Another new feature added to the new architecture has improved the efficiency with which the lab contacts physicians when the result of a lab test is in an urgent or critical range, Ayer said. Previously if a test result was in a critical range, lab personnel would manually go into the Sunquest system, look up the contact information for the physician who ordered the test, and then call the physician. In the C21 architecture, TriCore built new integration with its Salesforce customer relationship management system, so that when a test result falls in a critical range, that result and the contact information for the physician is automatically sent to the top of the queue in the call center.
"The physician callouts happen within basically a few minutes of the notification coming from the lab equipment that the particular test result is within a critical range," Ayer said. "It saves us time and it saves us labor."
The new feature resulted in a 20 percent time savings in calling physicians by eliminating the manual work of looking up the physician contact details, he estimated.
Other new enhancements were also designed to improve the patient experience.

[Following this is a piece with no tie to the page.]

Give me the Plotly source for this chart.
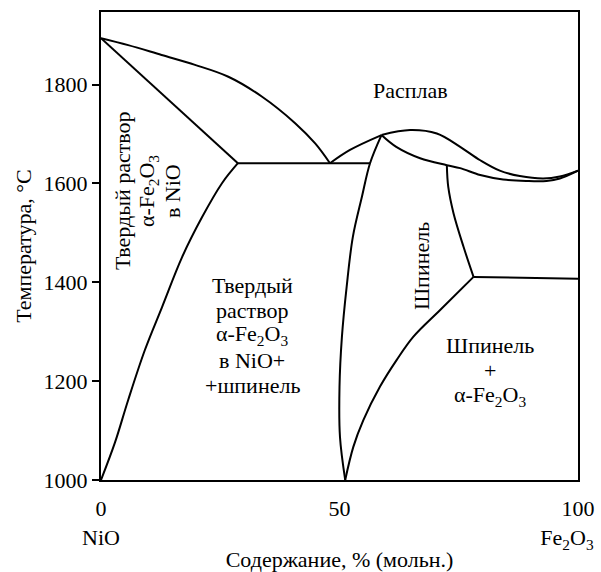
import plotly.graph_objects as go

# ---- data (composition, mol% Fe2O3 ; temperature, °C) ----
liq_left_x = [0, 5.7, 12.7, 19.7, 26.7, 33.7, 40.7, 44.9, 48.0]
liq_left_t = [1894, 1880, 1860, 1840, 1816, 1776, 1722, 1681, 1641]

sol_left_x = [0, 28.7]
sol_left_t = [1894, 1641]

eut_x = [28.7, 56.4]
eut_t = [1641, 1641]

solvus_left_x = [28.7, 25.4, 21.2, 17.0, 12.8, 9.2, 5.7, 2.9, 0]
solvus_left_t = [1641, 1601, 1532, 1451, 1350, 1263, 1162, 1075, 1000]

liq_mid_x = [48.0, 52.2, 58.8]
liq_mid_t = [1641, 1668, 1698]

liq_right_x = [58.8, 64.8, 70.4, 75.3, 79.5, 83.6, 87.8, 92.7, 96.2, 100]
liq_right_t = [1698, 1708, 1701, 1674, 1647, 1626, 1615, 1610, 1614, 1626]

sol_right_x = [58.8, 61.9, 66.9, 72.5, 75.3, 79.5, 84.3, 89.2, 93.4, 96.2, 100]
sol_right_t = [1698, 1674, 1651, 1637, 1631, 1617, 1608, 1605, 1605, 1610, 1626]

spin_left_x = [58.8, 56.4, 54.7, 52.8, 51.5, 50.5, 50.0, 50.1, 51.2]
spin_left_t = [1698, 1641, 1573, 1492, 1391, 1289, 1188, 1087, 1000]

spin_right_up_x = [72.5, 72.8, 73.9, 76.0, 78.1]
spin_right_up_t = [1637, 1593, 1540, 1472, 1411]

hem_line_x = [78.1, 100]
hem_line_t = [1411, 1407]

spin_right_low_x = [78.1, 71.1, 65.5, 62.0, 58.5, 55.0, 52.9, 51.2]
spin_right_low_t = [1411, 1344, 1290, 1243, 1189, 1121, 1067, 1000]

x_tick_vals = [0, 50, 100]
x_tick_text = ["0<br>NiO", "50",
               "100<br>Fe<sub>2</sub>O<sub>3</sub>&nbsp;&nbsp;&nbsp;&nbsp;"]
y_tick_vals = [1000, 1200, 1400, 1600, 1800]

FONT = '"Liberation Serif", "Times New Roman", serif'
FS = 22
BLACK = "#000000"

curves = [
    (liq_left_x, liq_left_t, "spline"),
    (sol_left_x, sol_left_t, "linear"),
    (eut_x, eut_t, "linear"),
    (solvus_left_x, solvus_left_t, "spline"),
    (liq_mid_x, liq_mid_t, "spline"),
    (liq_right_x, liq_right_t, "spline"),
    (sol_right_x, sol_right_t, "spline"),
    (spin_left_x, spin_left_t, "spline"),
    (spin_right_up_x, spin_right_up_t, "spline"),
    (hem_line_x, hem_line_t, "linear"),
    (spin_right_low_x, spin_right_low_t, "spline"),
]

fig = go.Figure()
for xs, ts, shape in curves:
    fig.add_trace(go.Scatter(x=xs, y=ts, mode="lines",
                             line=dict(color=BLACK, width=2, shape=shape),
                             hoverinfo="skip", showlegend=False, cliponaxis=False))

FE2O3 = "α-Fe<sub>2</sub>O<sub>3</sub>"
# (x, y, lines, angle, line spacing in px)
labels = [
    (64.8, 1789, ["Расплав"], 0, 0),
    (9.9, 1585, ["Твердый раствор", FE2O3, "в NiO"], -90, 25),
    (31.7, 1293, ["Твердый", "раствор", FE2O3, "в NiO+", "+шпинель"], 0, 25),
    (67.1, 1433, ["Шпинель"], -90, 0),
    (81.6, 1221, ["Шпинель", "+", FE2O3], 0, 25),
]
for x, y, lines, ang, sp in labels:
    n = len(lines)
    for i, txt in enumerate(lines):
        off = (i - (n - 1) / 2) * sp
        kw = dict(xshift=off) if ang == -90 else dict(yshift=-off)
        fig.add_annotation(x=x, y=y, text=txt, textangle=ang, showarrow=False,
                           font=dict(family=FONT, size=FS, color=BLACK), **kw)

fig.update_layout(
    width=601, height=572,
    margin=dict(l=101, r=23, t=12, b=92),
    paper_bgcolor="white", plot_bgcolor="white",
    font=dict(family=FONT, size=FS, color=BLACK),
    showlegend=False,
)
fig.update_xaxes(range=[0, 100], tickvals=x_tick_vals, ticktext=x_tick_text,
                 ticks="", showgrid=False, zeroline=False, ticklabeloverflow="allow",
                 automargin=False, ticklabelstandoff=8,
                 showline=True, linecolor=BLACK, linewidth=2, mirror=True,
                 title=dict(text="Содержание, % (мольн.)",
                            font=dict(family=FONT, size=FS, color=BLACK), standoff=4),
                 tickfont=dict(family=FONT, size=FS, color=BLACK))
fig.update_yaxes(range=[1000, 1947], tickvals=y_tick_vals,
                 ticks="outside", ticklen=7, tickwidth=2, tickcolor=BLACK,
                 showgrid=False, zeroline=False, automargin=False,
                 showline=True, linecolor=BLACK, linewidth=2, mirror=True,
                 title=dict(text="Температура, °C",
                            font=dict(family=FONT, size=FS, color=BLACK), standoff=6),
                 tickfont=dict(family=FONT, size=FS, color=BLACK))

fig.write_html("out.html")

The C21 architecture's order entry component is used in draw centers, so that when patients come in, TriCore personnel know who they are and what they have come in for. In addition, analytics built into the C21 architecture enable insurance companies to do "targeted interventions" through which insurers can reach out to physicians to drive patient contact if patients have missed tests that should be performed.
"For example, if you are in a prenatal circumstance, and you miss a second trimester test, we can alert the insurance company. They can then alert the physicians to call the patient," he said.
In some places, the smoother connections of the new architecture have enabled TriCore to remove some of the architecture's components. Processors used in a data transmission technique known as "store and forward" were able to be eliminated from the laboratory information system through the new architecture. Processors used for terminal emulation, which enables terminals to emulate or appear like another terminal, were also no longer needed. Eliminating processors serving these functions have enabled TriCore achieve significant savings, Ayer said. TriCore has saved $213k so far this year and will continue to save approximately $54k/month on an ongoing basis from architecture changes, he said.
Implementing new architecture required some retraining of lab personnel, particularly lab workers who entered orders into TriCore's Sunquest LIS or its SunQuest PowerPath anatomic pathology laboratory information system. Those orders are now entered through the C21 architecture, which also helps bring more data into TriCore's data repository. However, while it requires some training to familiarize lab personnel with new formats, the new architecture also standardizes more order entry in the lab, according to Ayer.
"I think the biggest advantages are we standardized on a single platform that people interact with. We have seen a significant reduction in cost and improved efficiencies," Ayer said. "From my perspective, we have made it easier to provide better healthcare because of the fact that we can do better analytics and we can do faster identification of issues."